#### Records with drawing code

- - - - -

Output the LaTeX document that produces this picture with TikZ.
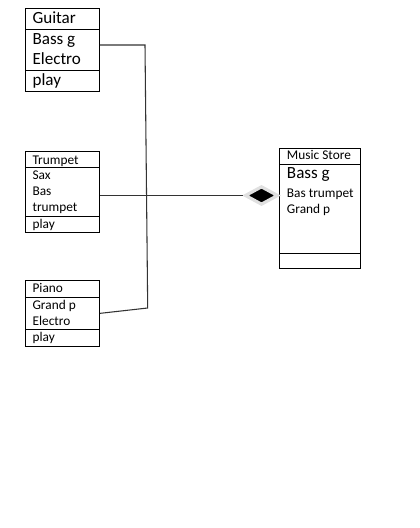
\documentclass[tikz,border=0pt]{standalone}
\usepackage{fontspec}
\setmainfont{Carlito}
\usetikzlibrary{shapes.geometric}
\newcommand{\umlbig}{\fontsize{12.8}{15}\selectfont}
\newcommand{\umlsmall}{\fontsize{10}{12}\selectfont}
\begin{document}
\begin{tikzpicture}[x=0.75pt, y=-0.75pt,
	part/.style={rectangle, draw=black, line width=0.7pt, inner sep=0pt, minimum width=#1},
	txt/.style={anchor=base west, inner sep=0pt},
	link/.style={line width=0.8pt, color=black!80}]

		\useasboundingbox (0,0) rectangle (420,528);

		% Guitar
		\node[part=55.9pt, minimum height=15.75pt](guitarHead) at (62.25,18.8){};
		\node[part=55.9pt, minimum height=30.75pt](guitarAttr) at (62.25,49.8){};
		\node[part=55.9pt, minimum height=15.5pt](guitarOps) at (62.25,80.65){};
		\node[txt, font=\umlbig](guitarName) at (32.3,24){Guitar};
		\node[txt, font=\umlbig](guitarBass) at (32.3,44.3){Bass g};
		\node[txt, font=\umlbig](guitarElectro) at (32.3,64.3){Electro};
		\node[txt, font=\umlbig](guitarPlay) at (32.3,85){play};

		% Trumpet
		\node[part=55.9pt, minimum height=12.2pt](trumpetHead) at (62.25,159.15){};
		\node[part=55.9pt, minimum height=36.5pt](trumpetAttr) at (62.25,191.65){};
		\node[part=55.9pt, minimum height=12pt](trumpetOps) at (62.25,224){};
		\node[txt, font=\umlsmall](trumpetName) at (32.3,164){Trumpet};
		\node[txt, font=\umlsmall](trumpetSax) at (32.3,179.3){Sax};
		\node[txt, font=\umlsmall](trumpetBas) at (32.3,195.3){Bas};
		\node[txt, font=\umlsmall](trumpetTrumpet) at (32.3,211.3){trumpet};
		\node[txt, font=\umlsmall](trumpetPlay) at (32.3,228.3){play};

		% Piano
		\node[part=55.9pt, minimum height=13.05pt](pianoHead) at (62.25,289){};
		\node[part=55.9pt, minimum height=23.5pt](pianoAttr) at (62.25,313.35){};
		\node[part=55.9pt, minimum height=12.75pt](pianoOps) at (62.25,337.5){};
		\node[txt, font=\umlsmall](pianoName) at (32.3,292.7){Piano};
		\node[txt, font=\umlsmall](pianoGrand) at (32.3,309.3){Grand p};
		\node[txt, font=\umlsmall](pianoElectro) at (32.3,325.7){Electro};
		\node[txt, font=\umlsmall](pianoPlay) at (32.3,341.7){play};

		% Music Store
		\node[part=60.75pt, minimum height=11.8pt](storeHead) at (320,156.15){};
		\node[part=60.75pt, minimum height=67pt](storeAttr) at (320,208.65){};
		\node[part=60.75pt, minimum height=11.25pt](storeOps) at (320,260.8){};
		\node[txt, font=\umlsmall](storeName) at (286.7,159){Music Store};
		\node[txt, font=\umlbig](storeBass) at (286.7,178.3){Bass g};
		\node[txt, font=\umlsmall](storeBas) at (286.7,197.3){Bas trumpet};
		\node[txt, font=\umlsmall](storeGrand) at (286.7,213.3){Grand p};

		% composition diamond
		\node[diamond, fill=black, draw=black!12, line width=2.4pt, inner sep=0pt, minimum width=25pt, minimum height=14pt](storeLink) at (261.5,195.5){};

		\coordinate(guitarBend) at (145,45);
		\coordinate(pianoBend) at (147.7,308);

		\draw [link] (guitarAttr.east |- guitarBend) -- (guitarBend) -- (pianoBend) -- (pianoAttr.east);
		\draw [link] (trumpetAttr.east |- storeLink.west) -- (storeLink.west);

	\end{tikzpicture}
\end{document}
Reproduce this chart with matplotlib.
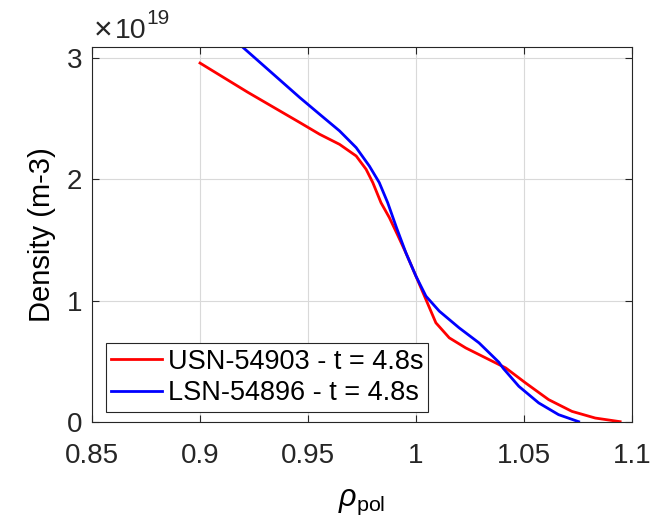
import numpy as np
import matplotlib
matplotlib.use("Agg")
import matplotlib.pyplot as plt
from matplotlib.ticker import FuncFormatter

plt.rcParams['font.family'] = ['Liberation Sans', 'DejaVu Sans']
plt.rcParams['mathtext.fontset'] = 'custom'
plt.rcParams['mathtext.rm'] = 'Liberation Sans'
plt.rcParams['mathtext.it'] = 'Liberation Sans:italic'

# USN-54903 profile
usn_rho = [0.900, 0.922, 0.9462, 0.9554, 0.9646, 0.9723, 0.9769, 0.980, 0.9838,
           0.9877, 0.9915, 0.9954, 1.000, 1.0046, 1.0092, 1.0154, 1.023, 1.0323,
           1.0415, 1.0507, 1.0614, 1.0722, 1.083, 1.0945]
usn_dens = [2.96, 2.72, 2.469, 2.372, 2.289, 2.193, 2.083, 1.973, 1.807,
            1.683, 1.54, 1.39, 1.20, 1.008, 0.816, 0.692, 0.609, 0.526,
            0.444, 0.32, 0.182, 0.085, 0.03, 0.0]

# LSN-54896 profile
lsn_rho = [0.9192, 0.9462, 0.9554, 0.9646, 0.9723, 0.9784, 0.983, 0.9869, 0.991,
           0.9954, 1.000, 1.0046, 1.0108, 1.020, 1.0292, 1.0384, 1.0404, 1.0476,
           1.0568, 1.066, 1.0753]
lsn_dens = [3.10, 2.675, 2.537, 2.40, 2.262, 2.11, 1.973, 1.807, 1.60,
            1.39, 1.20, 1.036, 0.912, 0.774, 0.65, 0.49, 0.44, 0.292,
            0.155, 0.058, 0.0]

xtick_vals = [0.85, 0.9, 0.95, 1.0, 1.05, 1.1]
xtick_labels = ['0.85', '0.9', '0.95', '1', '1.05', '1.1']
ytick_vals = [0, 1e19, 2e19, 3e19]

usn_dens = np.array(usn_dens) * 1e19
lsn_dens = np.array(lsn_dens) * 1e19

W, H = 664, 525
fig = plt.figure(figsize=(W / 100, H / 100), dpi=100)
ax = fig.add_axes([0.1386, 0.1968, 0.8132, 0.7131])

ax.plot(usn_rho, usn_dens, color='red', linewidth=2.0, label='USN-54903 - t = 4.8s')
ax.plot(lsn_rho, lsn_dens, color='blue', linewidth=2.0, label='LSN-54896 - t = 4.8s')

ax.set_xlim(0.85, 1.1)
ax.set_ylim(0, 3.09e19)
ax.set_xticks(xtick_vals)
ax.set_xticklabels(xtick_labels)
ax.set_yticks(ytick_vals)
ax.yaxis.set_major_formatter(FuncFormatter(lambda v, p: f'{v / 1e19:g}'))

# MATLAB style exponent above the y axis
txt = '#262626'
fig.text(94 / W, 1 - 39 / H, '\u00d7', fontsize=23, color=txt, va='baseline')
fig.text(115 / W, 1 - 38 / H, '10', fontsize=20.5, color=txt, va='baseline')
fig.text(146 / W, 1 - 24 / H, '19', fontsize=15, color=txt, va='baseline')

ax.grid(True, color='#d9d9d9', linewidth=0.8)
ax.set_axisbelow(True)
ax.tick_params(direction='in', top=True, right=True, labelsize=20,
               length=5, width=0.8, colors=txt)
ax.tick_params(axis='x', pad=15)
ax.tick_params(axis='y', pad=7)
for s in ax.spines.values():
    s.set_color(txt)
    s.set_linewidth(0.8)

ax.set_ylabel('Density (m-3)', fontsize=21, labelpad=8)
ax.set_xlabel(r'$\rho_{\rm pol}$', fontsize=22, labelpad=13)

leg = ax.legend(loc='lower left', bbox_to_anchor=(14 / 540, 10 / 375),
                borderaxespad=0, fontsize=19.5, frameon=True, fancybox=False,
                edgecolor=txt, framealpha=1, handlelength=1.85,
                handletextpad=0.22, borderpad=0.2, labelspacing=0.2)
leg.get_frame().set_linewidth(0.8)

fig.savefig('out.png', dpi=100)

- - - - -

#### Work instructions
Output, exactly, all the records above; include no pictures.

#### Output
Output the LaTeX document that produces this picture with TikZ.
\documentclass[tikz,border=0pt]{standalone}
\usepackage{fontspec}
\setmainfont{Carlito}
\usetikzlibrary{shapes.geometric}
\newcommand{\umlbig}{\fontsize{12.8}{15}\selectfont}
\newcommand{\umlsmall}{\fontsize{10}{12}\selectfont}
\begin{document}
\begin{tikzpicture}[x=0.75pt, y=-0.75pt,
	part/.style={rectangle, draw=black, line width=0.7pt, inner sep=0pt, minimum width=#1},
	txt/.style={anchor=base west, inner sep=0pt},
	link/.style={line width=0.8pt, color=black!80}]

		\useasboundingbox (0,0) rectangle (420,528);

		% Guitar
		\node[part=55.9pt, minimum height=15.75pt](guitarHead) at (62.25,18.8){};
		\node[part=55.9pt, minimum height=30.75pt](guitarAttr) at (62.25,49.8){};
		\node[part=55.9pt, minimum height=15.5pt](guitarOps) at (62.25,80.65){};
		\node[txt, font=\umlbig](guitarName) at (32.3,24){Guitar};
		\node[txt, font=\umlbig](guitarBass) at (32.3,44.3){Bass g};
		\node[txt, font=\umlbig](guitarElectro) at (32.3,64.3){Electro};
		\node[txt, font=\umlbig](guitarPlay) at (32.3,85){play};

		% Trumpet
		\node[part=55.9pt, minimum height=12.2pt](trumpetHead) at (62.25,159.15){};
		\node[part=55.9pt, minimum height=36.5pt](trumpetAttr) at (62.25,191.65){};
		\node[part=55.9pt, minimum height=12pt](trumpetOps) at (62.25,224){};
		\node[txt, font=\umlsmall](trumpetName) at (32.3,164){Trumpet};
		\node[txt, font=\umlsmall](trumpetSax) at (32.3,179.3){Sax};
		\node[txt, font=\umlsmall](trumpetBas) at (32.3,195.3){Bas};
		\node[txt, font=\umlsmall](trumpetTrumpet) at (32.3,211.3){trumpet};
		\node[txt, font=\umlsmall](trumpetPlay) at (32.3,228.3){play};

		% Piano
		\node[part=55.9pt, minimum height=13.05pt](pianoHead) at (62.25,289){};
		\node[part=55.9pt, minimum height=23.5pt](pianoAttr) at (62.25,313.35){};
		\node[part=55.9pt, minimum height=12.75pt](pianoOps) at (62.25,337.5){};
		\node[txt, font=\umlsmall](pianoName) at (32.3,292.7){Piano};
		\node[txt, font=\umlsmall](pianoGrand) at (32.3,309.3){Grand p};
		\node[txt, font=\umlsmall](pianoElectro) at (32.3,325.7){Electro};
		\node[txt, font=\umlsmall](pianoPlay) at (32.3,341.7){play};

		% Music Store
		\node[part=60.75pt, minimum height=11.8pt](storeHead) at (320,156.15){};
		\node[part=60.75pt, minimum height=67pt](storeAttr) at (320,208.65){};
		\node[part=60.75pt, minimum height=11.25pt](storeOps) at (320,260.8){};
		\node[txt, font=\umlsmall](storeName) at (286.7,159){Music Store};
		\node[txt, font=\umlbig](storeBass) at (286.7,178.3){Bass g};
		\node[txt, font=\umlsmall](storeBas) at (286.7,197.3){Bas trumpet};
		\node[txt, font=\umlsmall](storeGrand) at (286.7,213.3){Grand p};

		% composition diamond
		\node[diamond, fill=black, draw=black!12, line width=2.4pt, inner sep=0pt, minimum width=25pt, minimum height=14pt](storeLink) at (261.5,195.5){};

		\coordinate(guitarBend) at (145,45);
		\coordinate(pianoBend) at (147.7,308);

		\draw [link] (guitarAttr.east |- guitarBend) -- (guitarBend) -- (pianoBend) -- (pianoAttr.east);
		\draw [link] (trumpetAttr.east |- storeLink.west) -- (storeLink.west);

	\end{tikzpicture}
\end{document}
Reproduce this chart with matplotlib.
import numpy as np
import matplotlib
matplotlib.use("Agg")
import matplotlib.pyplot as plt
from matplotlib.ticker import FuncFormatter

plt.rcParams['font.family'] = ['Liberation Sans', 'DejaVu Sans']
plt.rcParams['mathtext.fontset'] = 'custom'
plt.rcParams['mathtext.rm'] = 'Liberation Sans'
plt.rcParams['mathtext.it'] = 'Liberation Sans:italic'

# USN-54903 profile
usn_rho = [0.900, 0.922, 0.9462, 0.9554, 0.9646, 0.9723, 0.9769, 0.980, 0.9838,
           0.9877, 0.9915, 0.9954, 1.000, 1.0046, 1.0092, 1.0154, 1.023, 1.0323,
           1.0415, 1.0507, 1.0614, 1.0722, 1.083, 1.0945]
usn_dens = [2.96, 2.72, 2.469, 2.372, 2.289, 2.193, 2.083, 1.973, 1.807,
            1.683, 1.54, 1.39, 1.20, 1.008, 0.816, 0.692, 0.609, 0.526,
            0.444, 0.32, 0.182, 0.085, 0.03, 0.0]

# LSN-54896 profile
lsn_rho = [0.9192, 0.9462, 0.9554, 0.9646, 0.9723, 0.9784, 0.983, 0.9869, 0.991,
           0.9954, 1.000, 1.0046, 1.0108, 1.020, 1.0292, 1.0384, 1.0404, 1.0476,
           1.0568, 1.066, 1.0753]
lsn_dens = [3.10, 2.675, 2.537, 2.40, 2.262, 2.11, 1.973, 1.807, 1.60,
            1.39, 1.20, 1.036, 0.912, 0.774, 0.65, 0.49, 0.44, 0.292,
            0.155, 0.058, 0.0]

xtick_vals = [0.85, 0.9, 0.95, 1.0, 1.05, 1.1]
xtick_labels = ['0.85', '0.9', '0.95', '1', '1.05', '1.1']
ytick_vals = [0, 1e19, 2e19, 3e19]

usn_dens = np.array(usn_dens) * 1e19
lsn_dens = np.array(lsn_dens) * 1e19

W, H = 664, 525
fig = plt.figure(figsize=(W / 100, H / 100), dpi=100)
ax = fig.add_axes([0.1386, 0.1968, 0.8132, 0.7131])

ax.plot(usn_rho, usn_dens, color='red', linewidth=2.0, label='USN-54903 - t = 4.8s')
ax.plot(lsn_rho, lsn_dens, color='blue', linewidth=2.0, label='LSN-54896 - t = 4.8s')

ax.set_xlim(0.85, 1.1)
ax.set_ylim(0, 3.09e19)
ax.set_xticks(xtick_vals)
ax.set_xticklabels(xtick_labels)
ax.set_yticks(ytick_vals)
ax.yaxis.set_major_formatter(FuncFormatter(lambda v, p: f'{v / 1e19:g}'))

# MATLAB style exponent above the y axis
txt = '#262626'
fig.text(94 / W, 1 - 39 / H, '\u00d7', fontsize=23, color=txt, va='baseline')
fig.text(115 / W, 1 - 38 / H, '10', fontsize=20.5, color=txt, va='baseline')
fig.text(146 / W, 1 - 24 / H, '19', fontsize=15, color=txt, va='baseline')

ax.grid(True, color='#d9d9d9', linewidth=0.8)
ax.set_axisbelow(True)
ax.tick_params(direction='in', top=True, right=True, labelsize=20,
               length=5, width=0.8, colors=txt)
ax.tick_params(axis='x', pad=15)
ax.tick_params(axis='y', pad=7)
for s in ax.spines.values():
    s.set_color(txt)
    s.set_linewidth(0.8)

ax.set_ylabel('Density (m-3)', fontsize=21, labelpad=8)
ax.set_xlabel(r'$\rho_{\rm pol}$', fontsize=22, labelpad=13)

leg = ax.legend(loc='lower left', bbox_to_anchor=(14 / 540, 10 / 375),
                borderaxespad=0, fontsize=19.5, frameon=True, fancybox=False,
                edgecolor=txt, framealpha=1, handlelength=1.85,
                handletextpad=0.22, borderpad=0.2, labelspacing=0.2)
leg.get_frame().set_linewidth(0.8)

fig.savefig('out.png', dpi=100)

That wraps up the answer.